Curare i pazienti lontani dal medico, specie se in strutture con un personale non addestrato, potrebbe non essere più un’utopia. Venti pazienti operati tra la fine di agosto e l’inizio di settembre hanno ottenuto l’assistenza medica necessaria nonostante il loro medico si trovasse ad oltre 6000 chilometri di distanza. La nuova tecnica si chiama teleanestesia e permette di anestetizzare e controllare i parametri vitali del paziente tramite un collegamento internet.
La collaborazione che ha dato il via alla sperimentazione di questo enorme passo avanti della scienza è avvenuta tra l’Università degli Studi di Pisa e la McGill University di Montreal, in Canada. Gli interventi sono stati portati a termine dall’équipe medica del professor Paolo Miccoli e riguardavano patologie della ghiandola tiroidea, ma l’operazione è stata seguita con collegamento audio-video attraverso quattro dispositivi digitali che permettevano all’équipe medica canadese di agire sul paziente e su cui gli italiani “vigilavano” per poter intervenire in caso di necessità.
Di fatto, per i nostri colleghi d’oltreoceano era come essere presenti in sala: vedevano esattamente ciò che vedevamo noi, che eravamo fisicamente accanto al paziente
ha spiegato Francesco Giunta, direttore del Dipartimento di Anestesia e Rianimazione dell’Università di Pisa che ha ideato il progetto con il suo omologo canadese Thomas Hemmerling. Le operazioni sono andate tutte a buon fine, e per questo motivo ora le due strutture ospedaliere si “scambieranno i ruoli”. Sono venti i pazienti a Montreal che si sono prenotati per l’intervento, e così nei prossimi giorni sarà l’équipe pisana ad operare a distanza i malati canadesi.

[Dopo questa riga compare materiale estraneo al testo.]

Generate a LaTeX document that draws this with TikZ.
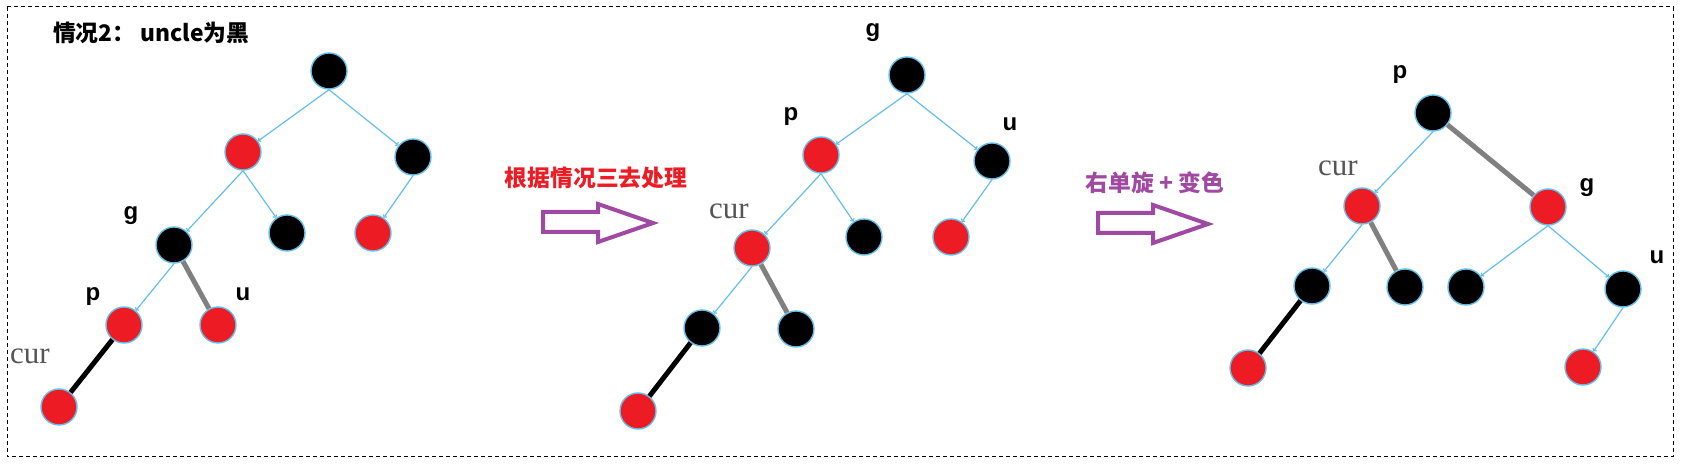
\documentclass[tikz,border=0pt]{standalone}
\usepackage{fontspec}
\setmainfont{Liberation Sans}
\newfontfamily\cjk{Noto Sans CJK SC}
\newfontfamily\curfont{Liberation Serif}
\usetikzlibrary{arrows.meta}
\definecolor{nodered}{RGB}{237,28,36}
\definecolor{linkblue}{RGB}{100,190,235}
\definecolor{arrpurple}{RGB}{160,73,163}
\definecolor{curgray}{RGB}{85,85,85}
\tikzset{
  rbnode/.style={circle,draw=linkblue,line width=0.7pt,inner sep=0pt,minimum size=18pt},
  rednd/.style={rbnode,fill=nodered},
  blknd/.style={rbnode,fill=black},
  lbl/.style={font=\bfseries\fontsize{12}{14}\selectfont},
  curlbl/.style={font=\curfont\fontsize{15.5}{17}\selectfont,text=curgray},
  cjktext/.style={font=\cjk\bfseries\fontsize{11.4}{13}\selectfont},
  bluelink/.style={draw=linkblue,line width=0.6pt,-{Straight Barb[length=0.8pt,width=2.2pt]}},
  graylink/.style={draw=gray,line width=2.5pt},
  blacklink/.style={draw=black,line width=2.5pt},
  hollowarr/.style={draw=arrpurple,line width=2pt,line join=miter}
}
\begin{document}
\begin{tikzpicture}[x=0.5pt,y=-0.5pt]
\useasboundingbox (0,0) rectangle (1686,469);
% frame
\draw[line width=0.5pt,dash pattern=on 2pt off 1.5pt] (7,7) rectangle (1673,457);
\node[cjktext,anchor=west] (title) at (46,33) {情况2： uncle为黑};
% before
\node[blknd] (aroot) at (329,71) {};
\node[rednd] (ared) at (243,152) {};
\node[blknd] (ablk) at (413,157) {};
\node[blknd] (ag) at (174,245) {};
\node[blknd] (ab) at (287,233) {};
\node[rednd] (ar) at (373,233) {};
\node[rednd] (ap) at (124,325) {};
\node[rednd] (au) at (218,325) {};
\node[rednd] (acur) at (59,407) {};
\draw[bluelink] (aroot.south) -- (ared);
\draw[bluelink] (aroot.south) -- (ablk);
\draw[bluelink] (ared.south) -- (ag);
\draw[bluelink] (ared.south) -- (ab);
\draw[bluelink] (ablk.south) -- (ar);
\draw[bluelink] (ag.south) -- (ap);
\draw[graylink] (ag) -- (au);
\draw[blacklink] (ap) -- (acur);
\node[lbl] (agl) at (131,216) {g};
\node[lbl] (apl) at (93,297) {p};
\node[lbl] (aul) at (243,294) {u};
\node[curlbl] (acurl) at (30,356) {cur};
% case three
\node[blknd] (bg) at (907,75) {};
\node[rednd] (bp) at (821,155) {};
\node[blknd] (bu) at (992,161) {};
\node[rednd] (bcur) at (752,248) {};
\node[blknd] (bb) at (864,237) {};
\node[rednd] (br) at (951,237) {};
\node[blknd] (bk) at (702,328) {};
\node[blknd] (bk2) at (796,329) {};
\node[rednd] (bred) at (638,411) {};
\draw[bluelink] (bg.south) -- (bp);
\draw[bluelink] (bg.south) -- (bu);
\draw[bluelink] (bp.south) -- (bcur);
\draw[bluelink] (bp.south) -- (bb);
\draw[bluelink] (bu.south) -- (br);
\draw[bluelink] (bcur.south) -- (bk);
\draw[graylink] (bcur) -- (bk2);
\draw[blacklink] (bk) -- (bred);
\node[lbl] (bgl) at (873,33) {g};
\node[lbl] (bpl) at (791,117) {p};
\node[lbl] (bul) at (1010,124) {u};
\node[curlbl] (bcurl) at (729,211) {cur};
% after rotation
\node[blknd] (cp) at (1433,113) {};
\node[rednd] (ccur) at (1362,206) {};
\node[rednd] (cg) at (1548,207) {};
\node[blknd] (ck) at (1312,286) {};
\node[blknd] (ck2) at (1405,287) {};
\node[blknd] (ck3) at (1466,287) {};
\node[blknd] (cu) at (1623,289) {};
\node[rednd] (cred) at (1248,368) {};
\node[rednd] (cred2) at (1583,367) {};
\draw[bluelink] (cp.south) -- (ccur);
\draw[graylink] (cp) -- (cg);
\draw[bluelink] (ccur.south) -- (ck);
\draw[graylink] (ccur) -- (ck2);
\draw[blacklink] (ck) -- (cred);
\draw[bluelink] (cg.south) -- (ck3);
\draw[bluelink] (cg.south) -- (cu);
\draw[bluelink] (cu.south) -- (cred2);
\node[lbl] (cpl) at (1400,75) {p};
\node[curlbl] (ccurl) at (1338,168) {cur};
\node[lbl] (cgl) at (1587,188) {g};
\node[lbl] (cul) at (1657,257) {u};
% arrows
\node[cjktext,text=nodered] (step1) at (596,178) {根据情况三去处理};
\node[cjktext,text=arrpurple] (step2) at (1155,183) {右单旋 + 变色};
\foreach \dx/\dy in {0/0,555/1}
  \draw[hollowarr,shift={(\dx,\dy)}] (543,212) -- (598,212) -- (598,204) -- (653,223)
        -- (598,242) -- (598,232) -- (543,232) -- cycle;
\end{tikzpicture}
\end{document}
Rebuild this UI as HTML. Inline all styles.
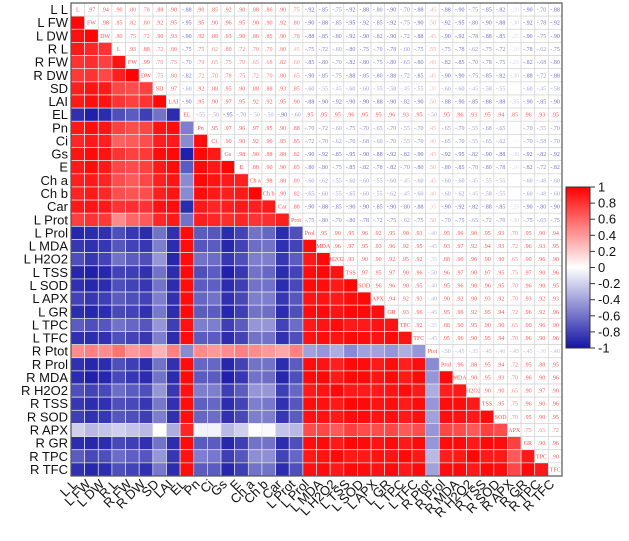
<!DOCTYPE html>
<html><head><meta charset="utf-8">
<style>
html,body{margin:0;padding:0;background:#fff;}
svg{display:block;font-family:"Liberation Sans",Arial,sans-serif;}
</style></head>
<body>
<svg id="chart" width="629" height="541" viewBox="0 0 629 541" xmlns="http://www.w3.org/2000/svg">
<g id="cells"></g>
<g id="rowlabels"></g>
<g id="collabels"></g>
<g id="legend"></g>
</svg>
<script>
const labels = ["L L","L FW","L DW","R L","R FW","R DW","SD","LAI","EL","Pn","Ci","Gs","E","Ch a","Ch b","Car","L Prot","L Prol","L MDA","L H2O2","L TSS","L SOD","L APX","L GR","L TPC","L TFC","R Ptot","R Prol","R MDA","R H2O2","R TSS","R SOD","R APX","R GR","R TPC","R TFC"];
const rows = [
[],
[.97],
[.94,.98],
[.9,.85,.8],
[.8,.82,.75,.93],
[.78,.8,.72,.88,.99],
[.88,.92,.9,.72,.7,.75],
[.9,.95,.93,.8,.75,.8,.97],
[-.88,-.95,-.9,-.75,-.7,-.82,-.6,-.9],
[.9,.95,.92,.75,.7,.72,.92,.95,-.55],
[.85,.9,.88,.62,.65,.7,.88,.9,-.5,.95],
[.92,.96,.93,.8,.75,.78,.95,.97,-.95,.97,.9],
[.9,.95,.9,.72,.7,.75,.9,.95,-.7,.96,.9,.98],
[.88,.9,.86,.7,.65,.72,.88,.92,-.5,.97,.92,.9,.88],
[.86,.9,.85,.7,.68,.7,.88,.92,-.5,.95,.9,.88,.9,.98],
[.9,.92,.9,.8,.82,.8,.93,.95,-.9,.9,.85,.88,.9,.88,.9],
[.75,.8,.78,.45,.6,.65,.85,.9,-.6,.88,.85,.82,.85,.8,.82,.88],
[-.92,-.9,-.88,-.75,-.85,-.9,-.6,-.88,.95,-.7,-.72,-.9,-.8,-.6,-.65,-.9,-.75],
[-.85,-.88,-.85,-.72,-.8,-.85,-.55,-.9,.95,-.72,-.7,-.92,-.8,-.62,-.6,-.88,-.8,.95],
[-.75,-.85,-.8,-.6,-.7,-.75,-.45,-.92,.95,-.6,-.62,-.85,-.75,-.55,-.55,-.85,-.7,.9,.96],
[-.92,-.95,-.92,-.8,-.82,-.88,-.6,-.9,.96,-.75,-.7,-.95,-.85,-.6,-.65,-.9,-.8,.95,.97,.93],
[-.88,-.92,-.9,-.75,-.8,-.85,-.6,-.9,.95,-.7,-.68,-.9,-.82,-.6,-.6,-.9,-.78,.96,.95,.9,.97],
[-.8,-.85,-.82,-.7,-.75,-.8,-.55,-.88,.95,-.65,-.6,-.88,-.78,-.55,-.55,-.85,-.72,.92,.93,.9,.95,.96],
[-.9,-.92,-.9,-.78,-.8,-.88,-.58,-.9,.96,-.7,-.7,-.92,-.82,-.6,-.62,-.9,-.75,.95,.96,.92,.97,.96,.94],
[-.7,-.75,-.72,-.6,-.65,-.72,-.45,-.82,.93,-.55,-.55,-.82,-.7,-.45,-.45,-.8,-.62,.9,.92,.95,.9,.9,.92,.93],
[-.88,-.9,-.88,-.75,-.8,-.85,-.55,-.9,.95,-.7,-.7,-.9,-.8,-.6,-.6,-.88,-.75,.93,.95,.92,.96,.95,.93,.96,.92],
[.45,.5,.45,.55,.4,.45,.3,.5,-.5,.45,.4,.45,.5,.45,.4,.35,.5,-.4,-.45,-.35,-.5,-.4,-.4,-.45,-.35,-.45],
[-.88,-.92,-.9,-.75,-.82,-.9,-.6,-.88,.95,-.65,-.65,-.92,-.8,-.6,-.6,-.9,-.7,.95,.93,.88,.96,.95,.9,.95,.88,.95,-.5],
[-.9,-.95,-.92,-.78,-.85,-.9,-.6,-.9,.96,-.7,-.7,-.95,-.85,-.6,-.62,-.92,-.75,.96,.97,.9,.97,.96,.92,.96,.9,.96,-.45,.96],
[-.75,-.8,-.78,-.62,-.7,-.75,-.45,-.85,.93,-.55,-.55,-.82,-.7,-.45,-.45,-.82,-.65,.9,.92,.96,.9,.9,.9,.92,.95,.9,-.35,.88,.9],
[-.85,-.9,-.88,-.75,-.78,-.85,-.58,-.88,.95,-.68,-.65,-.9,-.8,-.55,-.58,-.88,-.72,.95,.94,.9,.97,.96,.93,.95,.9,.95,-.45,.95,.95,.9],
[-.82,-.88,-.85,-.72,-.75,-.82,-.55,-.88,.94,-.65,-.62,-.88,-.78,-.55,-.55,-.85,-.7,.93,.93,.9,.95,.95,.92,.94,.9,.94,-.4,.94,.93,.9,.95],
[-.2,-.3,-.25,-.2,-.25,-.3,0,-.35,.85,-.05,-.05,-.3,-.2,0,-.02,-.25,-.3,.7,.72,.65,.75,.7,.7,.72,.65,.7,-.45,.72,.7,.65,.75,.7],
[-.9,-.92,-.9,-.78,-.82,-.88,-.6,-.9,.96,-.7,-.7,-.92,-.82,-.6,-.6,-.9,-.75,.95,.96,.9,.97,.96,.93,.96,.9,.96,-.45,.95,.96,.9,.96,.95,.75],
[-.7,-.78,-.75,-.62,-.68,-.72,-.45,-.85,.93,-.55,-.58,-.82,-.72,-.48,-.48,-.8,-.65,.9,.93,.96,.9,.9,.92,.92,.96,.9,-.3,.88,.9,.97,.9,.9,.65,.9],
[-.88,-.92,-.9,-.75,-.8,-.88,-.58,-.9,.95,-.7,-.7,-.92,-.82,-.6,-.6,-.9,-.75,.94,.95,.9,.96,.95,.93,.96,.9,.96,-.4,.95,.96,.9,.96,.95,.72,.96,.9]
];
const legendTicks = [1,0.8,0.6,0.4,0.2,0,-0.2,-0.4,-0.6,-0.8,-1];

const NS="http://www.w3.org/2000/svg";
const X0=71, Y0=3, X1=562, Y1=476, N=labels.length;
const cw=(X1-X0)/N, ch=(Y1-Y0)/N;
const xPos=i=>X0+i*cw, yPos=i=>Y0+i*ch;
function val(i,j){ if(i===j) return 1; const r=Math.max(i,j), c=Math.min(i,j); const v=rows[r][c]; return v===undefined?0:v; }
function color(v){
  let r,g,b;
  if(v>=0){ r=255; g=Math.round(255*(1-v)); b=Math.round(255*(1-v)); }
  else { const t=-v; r=Math.round(255+(20-255)*t); g=Math.round(255+(20-255)*t); b=Math.round(255+(165-255)*t); }
  return `rgb(${r},${g},${b})`;
}
function el(tag,attrs,parent){ const e=document.createElementNS(NS,tag); for(const k in attrs) e.setAttribute(k,attrs[k]); parent.appendChild(e); return e; }
const cells=document.getElementById('cells');
el('rect',{x:X0,y:Y0,width:X1-X0,height:Y1-Y0,fill:'#fff'},cells);
function fmt(v){ let s=v.toFixed(2); s=s.replace(/^0\./,'.').replace(/^-0\./,'-.'); return s; }
for(let i=0;i<N;i++){
  for(let j=0;j<N;j++){
    const v=val(i,j);
    if(j<i){
      const r=el('rect',{x:xPos(j),y:yPos(i),width:cw,height:ch,fill:color(v),stroke:'#e6e6e6','stroke-width':0.7},cells);
      
      
    } else {
      el('rect',{x:xPos(j),y:yPos(i),width:cw,height:ch,fill:'#fff',stroke:'#d4d4d4','stroke-width':0.7},cells);
      const t=el('text',{x:xPos(j)+cw/2,y:yPos(i)+ch/2+2,'text-anchor':'middle','font-size':6,fill:color(v*0.7),'font-family':'Liberation Serif,serif'},cells);
      t.textContent = j===i ? labels[i].replace(/^[LR] /,'') : fmt(v);
      
      
    }
  }
}
el('rect',{x:X0,y:Y0,width:X1-X0,height:Y1-Y0,fill:'none',stroke:'#555','stroke-width':1.2},cells);

const rl=document.getElementById('rowlabels');
const cl=document.getElementById('collabels');
for(let i=0;i<N;i++){
  const t=el('text',{x:X0-3,y:yPos(i)+ch/2+4.5,'text-anchor':'end','font-size':13,fill:'#111'},rl);
  t.textContent=labels[i];
  
  
  const cx=xPos(i)+cw/2, cy=Y1+9;
  const c=el('text',{x:cx,y:cy,'text-anchor':'end','font-size':13,fill:'#111',transform:`rotate(-45 ${cx} ${cy})`},cl);
  c.textContent=labels[i];
  
  
}

const lg=document.getElementById('legend');
const LX=566, LW=24, LT=187, LB=348;
const defs=el('defs',{},lg);
const grad=el('linearGradient',{id:'cg',x1:0,y1:0,x2:0,y2:1},defs);
for(let k=0;k<=20;k++){ const v=1-k/10; el('stop',{offset:(k/20),'stop-color':color(v)},grad); }
const ly=v=>LT+(1-v)/2*(LB-LT);
const bar=el('rect',{x:LX,y:LT,width:LW,height:LB-LT,fill:'url(#cg)',stroke:'#333','stroke-width':1},lg);


legendTicks.forEach(v=>{
  const y=ly(v);
  el('line',{x1:LX+LW,x2:LX+LW+5,y1:y,y2:y,stroke:'#333','stroke-width':1},lg);
  const t=el('text',{x:LX+LW+8,y:y+4.5,'font-size':13,fill:'#111'},lg);
  t.textContent=String(v);
  
  
});
</script>
</body></html>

Le due strutture di certo non hanno bisogno di questa tecnologia perché già all’avanguardia nella scienza medica, ma la ricerca, secondo i suoi autori, serve principalmente per operare in condizioni molto meno ottimali di quelle italiane e canadesi, come nei Paesi del terzo mondo o in strutture non adeguate che costringono i pazienti a sobbarcarsi migliaia di chilometri per sottoporsi all’operazione.